**Your task:** Extract the lines from the start through the line that holds "arrow_ber = 2e-4", both included, omitting all images.

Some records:

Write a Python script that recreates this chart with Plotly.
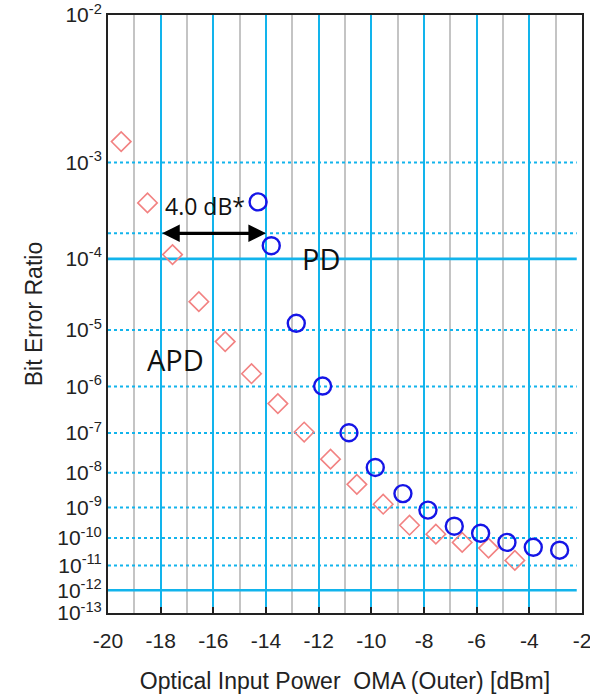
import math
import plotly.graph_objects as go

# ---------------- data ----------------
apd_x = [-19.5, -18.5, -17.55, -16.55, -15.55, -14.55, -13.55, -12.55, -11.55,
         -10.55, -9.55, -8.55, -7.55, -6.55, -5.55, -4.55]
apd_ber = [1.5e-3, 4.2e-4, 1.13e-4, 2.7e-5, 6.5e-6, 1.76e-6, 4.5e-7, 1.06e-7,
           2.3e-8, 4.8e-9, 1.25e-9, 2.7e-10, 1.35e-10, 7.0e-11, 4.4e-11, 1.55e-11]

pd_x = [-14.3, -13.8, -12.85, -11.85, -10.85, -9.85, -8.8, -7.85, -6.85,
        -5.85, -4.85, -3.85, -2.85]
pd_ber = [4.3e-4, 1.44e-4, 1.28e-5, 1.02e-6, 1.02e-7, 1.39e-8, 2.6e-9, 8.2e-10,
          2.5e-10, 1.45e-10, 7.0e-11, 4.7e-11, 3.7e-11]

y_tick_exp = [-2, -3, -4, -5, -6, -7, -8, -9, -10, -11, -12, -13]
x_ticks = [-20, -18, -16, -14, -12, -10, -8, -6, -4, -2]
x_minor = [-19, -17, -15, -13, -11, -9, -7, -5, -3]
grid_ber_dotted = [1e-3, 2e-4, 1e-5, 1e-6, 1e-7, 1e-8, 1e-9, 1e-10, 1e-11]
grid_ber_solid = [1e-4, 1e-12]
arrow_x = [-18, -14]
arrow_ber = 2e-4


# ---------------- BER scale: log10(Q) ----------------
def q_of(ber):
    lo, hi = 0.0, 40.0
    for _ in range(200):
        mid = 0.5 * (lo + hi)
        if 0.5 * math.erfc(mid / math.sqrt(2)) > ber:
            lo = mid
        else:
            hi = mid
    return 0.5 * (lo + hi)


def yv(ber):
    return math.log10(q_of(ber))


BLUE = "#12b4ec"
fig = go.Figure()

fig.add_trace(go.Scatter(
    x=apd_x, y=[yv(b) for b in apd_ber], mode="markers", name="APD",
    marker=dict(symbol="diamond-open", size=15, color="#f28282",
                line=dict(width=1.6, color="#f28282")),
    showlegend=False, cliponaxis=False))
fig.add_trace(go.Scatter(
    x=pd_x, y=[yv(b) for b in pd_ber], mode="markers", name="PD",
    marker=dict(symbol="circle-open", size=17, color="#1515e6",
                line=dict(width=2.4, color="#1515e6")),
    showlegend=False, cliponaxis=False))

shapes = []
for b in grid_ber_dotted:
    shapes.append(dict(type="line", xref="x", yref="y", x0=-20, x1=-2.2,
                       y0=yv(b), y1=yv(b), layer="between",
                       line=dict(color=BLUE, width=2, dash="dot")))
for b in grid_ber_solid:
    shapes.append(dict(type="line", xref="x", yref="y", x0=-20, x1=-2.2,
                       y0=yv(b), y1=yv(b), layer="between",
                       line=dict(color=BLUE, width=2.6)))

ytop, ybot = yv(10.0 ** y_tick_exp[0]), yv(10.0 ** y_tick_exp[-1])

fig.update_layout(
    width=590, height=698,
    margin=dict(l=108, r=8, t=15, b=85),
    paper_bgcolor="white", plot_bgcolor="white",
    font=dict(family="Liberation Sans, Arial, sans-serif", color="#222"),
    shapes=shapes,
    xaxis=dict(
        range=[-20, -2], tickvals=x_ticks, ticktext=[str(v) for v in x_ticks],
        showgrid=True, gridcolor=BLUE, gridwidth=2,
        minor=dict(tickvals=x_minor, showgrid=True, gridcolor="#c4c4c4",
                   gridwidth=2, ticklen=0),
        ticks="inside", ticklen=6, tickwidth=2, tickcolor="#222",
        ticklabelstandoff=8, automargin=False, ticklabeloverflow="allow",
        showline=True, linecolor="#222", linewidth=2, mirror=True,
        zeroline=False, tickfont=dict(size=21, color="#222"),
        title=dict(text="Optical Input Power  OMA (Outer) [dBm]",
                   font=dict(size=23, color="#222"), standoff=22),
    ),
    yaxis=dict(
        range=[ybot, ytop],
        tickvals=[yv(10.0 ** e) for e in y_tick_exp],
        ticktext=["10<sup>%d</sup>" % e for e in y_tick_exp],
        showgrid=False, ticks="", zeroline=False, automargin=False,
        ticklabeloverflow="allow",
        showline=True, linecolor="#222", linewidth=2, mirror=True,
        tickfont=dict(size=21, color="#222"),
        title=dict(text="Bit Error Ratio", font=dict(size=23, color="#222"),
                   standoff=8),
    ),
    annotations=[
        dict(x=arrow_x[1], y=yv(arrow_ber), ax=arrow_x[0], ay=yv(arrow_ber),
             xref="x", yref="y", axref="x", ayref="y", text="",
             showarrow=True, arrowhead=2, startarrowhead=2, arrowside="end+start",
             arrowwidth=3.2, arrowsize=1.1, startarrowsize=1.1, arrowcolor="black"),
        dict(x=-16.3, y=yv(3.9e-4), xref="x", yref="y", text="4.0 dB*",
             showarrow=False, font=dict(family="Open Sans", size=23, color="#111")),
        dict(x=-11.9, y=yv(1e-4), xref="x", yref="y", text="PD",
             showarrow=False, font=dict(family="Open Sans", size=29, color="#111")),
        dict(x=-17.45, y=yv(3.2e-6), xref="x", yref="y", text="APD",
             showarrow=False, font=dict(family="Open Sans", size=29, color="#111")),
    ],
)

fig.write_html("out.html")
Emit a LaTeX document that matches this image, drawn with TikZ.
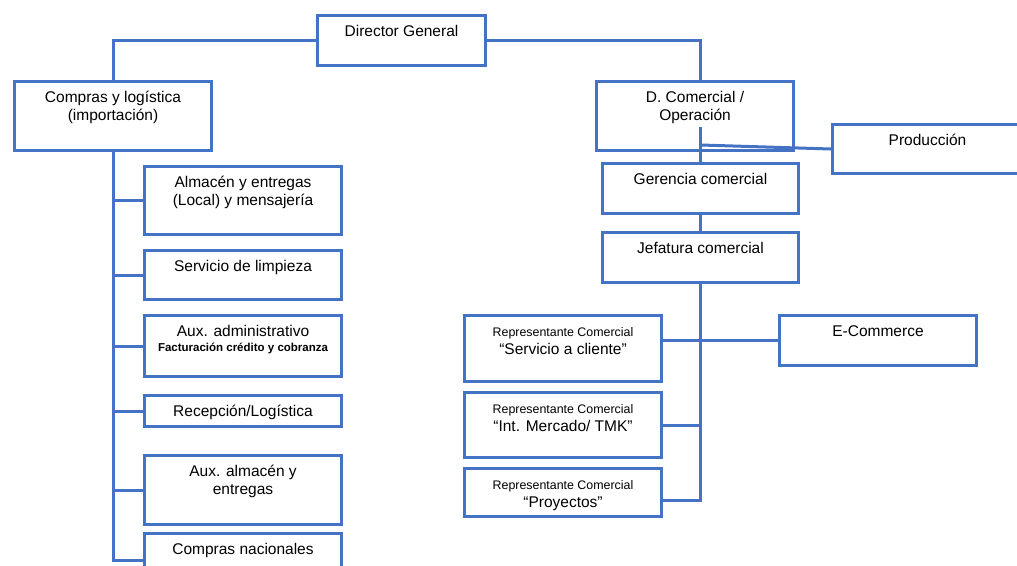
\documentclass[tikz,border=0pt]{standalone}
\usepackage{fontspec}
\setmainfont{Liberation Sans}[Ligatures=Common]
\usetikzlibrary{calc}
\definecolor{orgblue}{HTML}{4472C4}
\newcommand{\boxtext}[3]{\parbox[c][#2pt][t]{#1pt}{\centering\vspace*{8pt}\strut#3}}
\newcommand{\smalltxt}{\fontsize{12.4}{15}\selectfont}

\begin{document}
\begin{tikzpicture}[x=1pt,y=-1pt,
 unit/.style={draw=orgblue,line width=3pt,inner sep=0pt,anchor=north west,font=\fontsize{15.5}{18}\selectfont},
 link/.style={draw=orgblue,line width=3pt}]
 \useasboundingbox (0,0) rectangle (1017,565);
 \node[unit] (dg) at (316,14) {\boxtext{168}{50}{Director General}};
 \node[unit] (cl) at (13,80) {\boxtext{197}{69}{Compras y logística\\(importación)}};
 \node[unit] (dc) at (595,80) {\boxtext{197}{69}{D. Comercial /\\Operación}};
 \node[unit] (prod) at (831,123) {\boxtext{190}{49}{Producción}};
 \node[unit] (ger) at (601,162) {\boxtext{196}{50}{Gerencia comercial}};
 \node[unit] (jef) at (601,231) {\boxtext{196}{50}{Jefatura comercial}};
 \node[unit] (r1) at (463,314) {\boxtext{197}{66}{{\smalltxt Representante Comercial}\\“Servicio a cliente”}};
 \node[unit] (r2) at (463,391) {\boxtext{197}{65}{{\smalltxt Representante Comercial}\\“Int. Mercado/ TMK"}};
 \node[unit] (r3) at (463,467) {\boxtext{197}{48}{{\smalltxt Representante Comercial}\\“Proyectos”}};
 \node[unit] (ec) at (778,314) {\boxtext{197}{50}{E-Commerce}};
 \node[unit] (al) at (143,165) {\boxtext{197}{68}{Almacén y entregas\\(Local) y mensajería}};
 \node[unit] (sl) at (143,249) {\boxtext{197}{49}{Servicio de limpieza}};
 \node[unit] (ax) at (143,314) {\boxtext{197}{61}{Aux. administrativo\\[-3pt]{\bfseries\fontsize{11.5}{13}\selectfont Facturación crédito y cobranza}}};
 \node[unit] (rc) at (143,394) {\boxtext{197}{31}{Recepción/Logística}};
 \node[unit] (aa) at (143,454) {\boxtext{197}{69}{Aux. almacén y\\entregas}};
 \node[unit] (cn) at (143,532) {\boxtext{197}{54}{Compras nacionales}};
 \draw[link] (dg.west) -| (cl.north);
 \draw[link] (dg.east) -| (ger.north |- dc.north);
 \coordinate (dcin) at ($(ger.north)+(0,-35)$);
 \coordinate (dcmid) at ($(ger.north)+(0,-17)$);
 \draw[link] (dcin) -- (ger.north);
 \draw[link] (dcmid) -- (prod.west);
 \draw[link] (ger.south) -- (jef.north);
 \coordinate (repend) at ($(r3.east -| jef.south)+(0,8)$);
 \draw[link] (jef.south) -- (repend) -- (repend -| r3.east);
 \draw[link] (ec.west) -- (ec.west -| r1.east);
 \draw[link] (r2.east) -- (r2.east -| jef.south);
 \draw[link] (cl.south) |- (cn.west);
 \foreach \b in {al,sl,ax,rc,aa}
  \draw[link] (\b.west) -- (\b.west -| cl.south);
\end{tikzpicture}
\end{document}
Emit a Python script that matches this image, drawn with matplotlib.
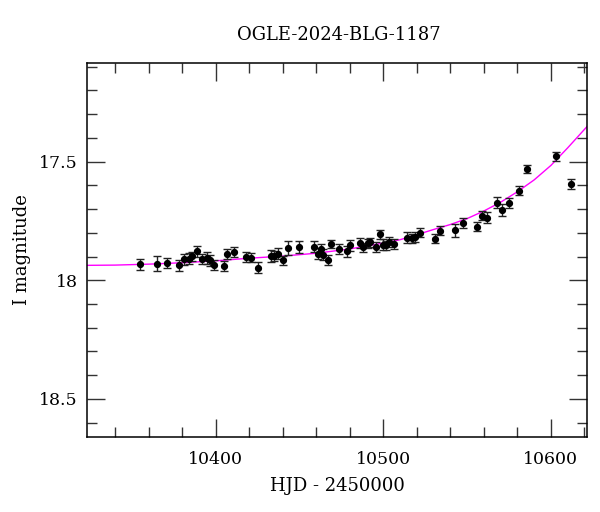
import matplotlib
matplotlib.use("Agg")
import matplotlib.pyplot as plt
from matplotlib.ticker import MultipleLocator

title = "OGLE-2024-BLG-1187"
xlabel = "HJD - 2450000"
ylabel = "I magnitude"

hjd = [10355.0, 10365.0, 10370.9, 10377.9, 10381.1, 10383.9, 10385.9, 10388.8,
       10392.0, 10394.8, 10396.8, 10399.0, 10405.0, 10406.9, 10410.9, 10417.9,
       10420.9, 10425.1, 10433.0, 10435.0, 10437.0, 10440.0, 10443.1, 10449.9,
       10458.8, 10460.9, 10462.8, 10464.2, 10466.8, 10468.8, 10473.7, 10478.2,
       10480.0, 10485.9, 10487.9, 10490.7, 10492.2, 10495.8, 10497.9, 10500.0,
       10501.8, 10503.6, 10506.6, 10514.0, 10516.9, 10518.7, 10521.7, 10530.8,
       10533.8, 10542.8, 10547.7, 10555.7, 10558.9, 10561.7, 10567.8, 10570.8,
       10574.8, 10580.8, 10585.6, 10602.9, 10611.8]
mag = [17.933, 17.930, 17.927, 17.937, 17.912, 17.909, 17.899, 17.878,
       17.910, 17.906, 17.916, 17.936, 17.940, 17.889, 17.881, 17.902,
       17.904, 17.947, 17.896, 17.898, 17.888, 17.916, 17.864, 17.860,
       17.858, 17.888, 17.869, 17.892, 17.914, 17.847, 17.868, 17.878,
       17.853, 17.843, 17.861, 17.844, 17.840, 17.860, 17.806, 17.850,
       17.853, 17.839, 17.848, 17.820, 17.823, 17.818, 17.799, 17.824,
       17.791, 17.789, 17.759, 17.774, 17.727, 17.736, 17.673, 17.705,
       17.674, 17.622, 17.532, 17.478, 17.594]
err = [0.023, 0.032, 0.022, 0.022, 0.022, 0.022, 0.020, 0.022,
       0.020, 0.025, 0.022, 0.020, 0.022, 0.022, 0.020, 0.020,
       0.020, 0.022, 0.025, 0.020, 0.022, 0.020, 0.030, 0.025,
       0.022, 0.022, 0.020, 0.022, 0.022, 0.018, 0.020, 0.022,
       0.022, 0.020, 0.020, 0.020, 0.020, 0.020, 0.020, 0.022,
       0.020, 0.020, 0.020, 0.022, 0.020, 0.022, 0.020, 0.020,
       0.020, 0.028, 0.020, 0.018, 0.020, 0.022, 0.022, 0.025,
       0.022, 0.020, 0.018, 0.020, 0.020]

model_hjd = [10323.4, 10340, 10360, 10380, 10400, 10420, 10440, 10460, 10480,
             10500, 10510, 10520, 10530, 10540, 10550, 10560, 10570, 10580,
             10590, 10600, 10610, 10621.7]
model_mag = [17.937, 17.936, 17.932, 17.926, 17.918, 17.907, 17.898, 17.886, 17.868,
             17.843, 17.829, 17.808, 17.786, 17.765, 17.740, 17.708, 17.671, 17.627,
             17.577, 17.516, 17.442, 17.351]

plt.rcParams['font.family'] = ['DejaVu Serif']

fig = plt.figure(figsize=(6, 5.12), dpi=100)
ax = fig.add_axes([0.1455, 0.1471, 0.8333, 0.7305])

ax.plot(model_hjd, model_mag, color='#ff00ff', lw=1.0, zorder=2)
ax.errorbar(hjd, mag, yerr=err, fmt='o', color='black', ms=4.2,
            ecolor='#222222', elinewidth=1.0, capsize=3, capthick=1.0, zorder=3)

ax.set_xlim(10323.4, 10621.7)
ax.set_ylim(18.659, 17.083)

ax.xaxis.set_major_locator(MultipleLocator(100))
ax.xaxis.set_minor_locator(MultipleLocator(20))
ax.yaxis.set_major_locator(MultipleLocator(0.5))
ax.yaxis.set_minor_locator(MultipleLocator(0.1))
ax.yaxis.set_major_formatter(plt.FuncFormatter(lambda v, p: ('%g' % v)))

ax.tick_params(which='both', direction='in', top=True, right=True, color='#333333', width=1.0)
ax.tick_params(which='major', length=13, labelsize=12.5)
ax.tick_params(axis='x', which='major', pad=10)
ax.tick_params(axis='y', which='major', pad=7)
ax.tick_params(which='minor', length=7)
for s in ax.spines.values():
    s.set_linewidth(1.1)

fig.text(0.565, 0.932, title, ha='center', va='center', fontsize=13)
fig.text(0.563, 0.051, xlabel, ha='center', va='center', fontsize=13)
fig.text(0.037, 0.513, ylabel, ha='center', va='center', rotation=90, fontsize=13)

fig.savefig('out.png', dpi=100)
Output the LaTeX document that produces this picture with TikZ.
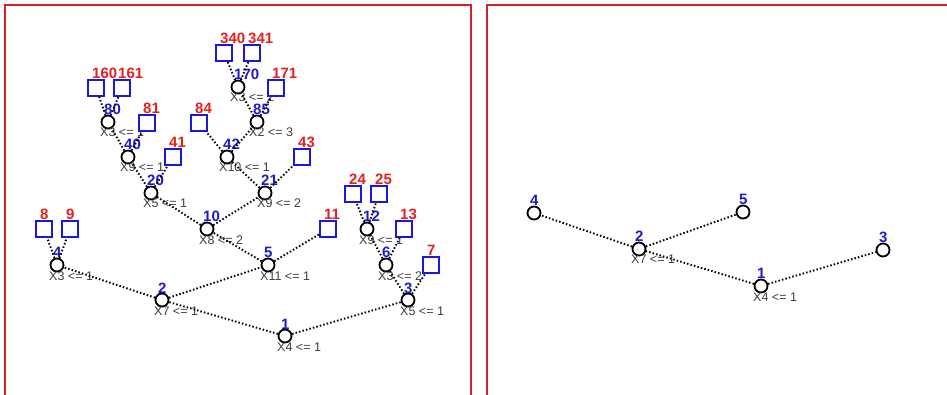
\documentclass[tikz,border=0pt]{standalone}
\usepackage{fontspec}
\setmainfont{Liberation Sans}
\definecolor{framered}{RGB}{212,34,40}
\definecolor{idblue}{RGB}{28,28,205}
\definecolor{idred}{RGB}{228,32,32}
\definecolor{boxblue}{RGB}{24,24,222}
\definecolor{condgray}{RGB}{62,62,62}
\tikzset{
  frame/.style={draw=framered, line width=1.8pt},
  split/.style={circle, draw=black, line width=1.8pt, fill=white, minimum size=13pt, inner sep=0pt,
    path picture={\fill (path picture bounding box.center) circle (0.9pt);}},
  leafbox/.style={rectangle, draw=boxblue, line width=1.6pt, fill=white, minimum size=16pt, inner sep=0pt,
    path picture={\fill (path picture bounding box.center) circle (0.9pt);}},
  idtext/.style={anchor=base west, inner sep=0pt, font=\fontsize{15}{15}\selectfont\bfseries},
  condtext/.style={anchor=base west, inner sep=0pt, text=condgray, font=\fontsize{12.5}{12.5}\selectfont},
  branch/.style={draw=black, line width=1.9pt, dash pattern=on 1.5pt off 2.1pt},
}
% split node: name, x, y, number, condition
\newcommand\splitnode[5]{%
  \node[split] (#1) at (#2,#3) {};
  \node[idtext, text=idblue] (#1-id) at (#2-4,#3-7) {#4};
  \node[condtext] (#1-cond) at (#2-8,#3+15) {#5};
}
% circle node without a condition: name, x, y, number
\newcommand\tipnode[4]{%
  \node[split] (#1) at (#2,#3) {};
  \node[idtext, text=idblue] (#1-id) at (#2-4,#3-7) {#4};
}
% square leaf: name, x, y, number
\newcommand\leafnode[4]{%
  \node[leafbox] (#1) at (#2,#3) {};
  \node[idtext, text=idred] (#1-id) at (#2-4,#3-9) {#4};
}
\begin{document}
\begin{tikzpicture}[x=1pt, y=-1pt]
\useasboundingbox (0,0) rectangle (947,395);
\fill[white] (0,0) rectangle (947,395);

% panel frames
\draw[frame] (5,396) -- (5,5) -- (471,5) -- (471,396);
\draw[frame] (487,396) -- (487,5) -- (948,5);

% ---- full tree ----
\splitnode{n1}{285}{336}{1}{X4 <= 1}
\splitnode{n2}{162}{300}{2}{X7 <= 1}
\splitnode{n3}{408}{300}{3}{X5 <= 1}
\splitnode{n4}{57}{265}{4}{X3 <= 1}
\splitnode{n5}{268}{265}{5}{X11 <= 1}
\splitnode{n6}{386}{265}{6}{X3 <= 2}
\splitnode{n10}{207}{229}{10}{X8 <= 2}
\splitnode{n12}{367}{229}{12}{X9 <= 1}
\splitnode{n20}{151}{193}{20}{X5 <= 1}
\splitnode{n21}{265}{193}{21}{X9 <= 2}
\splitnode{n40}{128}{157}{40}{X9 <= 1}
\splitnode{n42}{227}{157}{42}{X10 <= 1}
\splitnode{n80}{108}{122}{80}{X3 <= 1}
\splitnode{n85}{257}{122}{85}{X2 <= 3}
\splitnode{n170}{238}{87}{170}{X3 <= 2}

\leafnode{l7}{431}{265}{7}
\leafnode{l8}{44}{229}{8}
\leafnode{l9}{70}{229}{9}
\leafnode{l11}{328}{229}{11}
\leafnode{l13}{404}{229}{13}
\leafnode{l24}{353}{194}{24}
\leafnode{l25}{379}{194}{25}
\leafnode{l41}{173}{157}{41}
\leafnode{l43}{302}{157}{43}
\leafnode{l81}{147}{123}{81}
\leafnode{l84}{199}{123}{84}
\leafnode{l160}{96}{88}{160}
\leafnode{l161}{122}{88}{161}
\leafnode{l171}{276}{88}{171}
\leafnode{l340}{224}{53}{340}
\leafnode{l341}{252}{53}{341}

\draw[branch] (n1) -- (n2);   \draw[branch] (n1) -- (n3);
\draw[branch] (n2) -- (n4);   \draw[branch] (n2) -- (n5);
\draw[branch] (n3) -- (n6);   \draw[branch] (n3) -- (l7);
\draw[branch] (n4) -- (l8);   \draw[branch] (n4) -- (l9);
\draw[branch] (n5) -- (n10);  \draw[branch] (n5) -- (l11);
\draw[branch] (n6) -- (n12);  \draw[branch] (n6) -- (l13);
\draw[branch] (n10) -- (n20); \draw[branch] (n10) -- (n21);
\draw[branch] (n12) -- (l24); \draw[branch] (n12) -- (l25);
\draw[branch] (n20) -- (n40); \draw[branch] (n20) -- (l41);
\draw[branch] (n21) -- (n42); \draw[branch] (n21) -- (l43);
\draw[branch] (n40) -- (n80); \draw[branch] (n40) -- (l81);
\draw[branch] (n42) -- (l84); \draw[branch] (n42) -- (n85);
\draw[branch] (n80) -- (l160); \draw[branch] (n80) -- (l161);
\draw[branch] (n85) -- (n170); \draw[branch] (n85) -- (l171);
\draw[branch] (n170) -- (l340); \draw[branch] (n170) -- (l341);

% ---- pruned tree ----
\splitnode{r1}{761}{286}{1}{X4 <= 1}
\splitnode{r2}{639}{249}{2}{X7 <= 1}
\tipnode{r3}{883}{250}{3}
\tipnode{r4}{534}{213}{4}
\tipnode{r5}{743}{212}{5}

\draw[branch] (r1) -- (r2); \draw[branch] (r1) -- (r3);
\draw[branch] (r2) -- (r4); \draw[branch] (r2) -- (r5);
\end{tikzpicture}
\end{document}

**Completed exercise:**
Write a Python script that recreates this chart with Plotly.
import math
import plotly.graph_objects as go

# ---------------- data ----------------
apd_x = [-19.5, -18.5, -17.55, -16.55, -15.55, -14.55, -13.55, -12.55, -11.55,
         -10.55, -9.55, -8.55, -7.55, -6.55, -5.55, -4.55]
apd_ber = [1.5e-3, 4.2e-4, 1.13e-4, 2.7e-5, 6.5e-6, 1.76e-6, 4.5e-7, 1.06e-7,
           2.3e-8, 4.8e-9, 1.25e-9, 2.7e-10, 1.35e-10, 7.0e-11, 4.4e-11, 1.55e-11]

pd_x = [-14.3, -13.8, -12.85, -11.85, -10.85, -9.85, -8.8, -7.85, -6.85,
        -5.85, -4.85, -3.85, -2.85]
pd_ber = [4.3e-4, 1.44e-4, 1.28e-5, 1.02e-6, 1.02e-7, 1.39e-8, 2.6e-9, 8.2e-10,
          2.5e-10, 1.45e-10, 7.0e-11, 4.7e-11, 3.7e-11]

y_tick_exp = [-2, -3, -4, -5, -6, -7, -8, -9, -10, -11, -12, -13]
x_ticks = [-20, -18, -16, -14, -12, -10, -8, -6, -4, -2]
x_minor = [-19, -17, -15, -13, -11, -9, -7, -5, -3]
grid_ber_dotted = [1e-3, 2e-4, 1e-5, 1e-6, 1e-7, 1e-8, 1e-9, 1e-10, 1e-11]
grid_ber_solid = [1e-4, 1e-12]
arrow_x = [-18, -14]
arrow_ber = 2e-4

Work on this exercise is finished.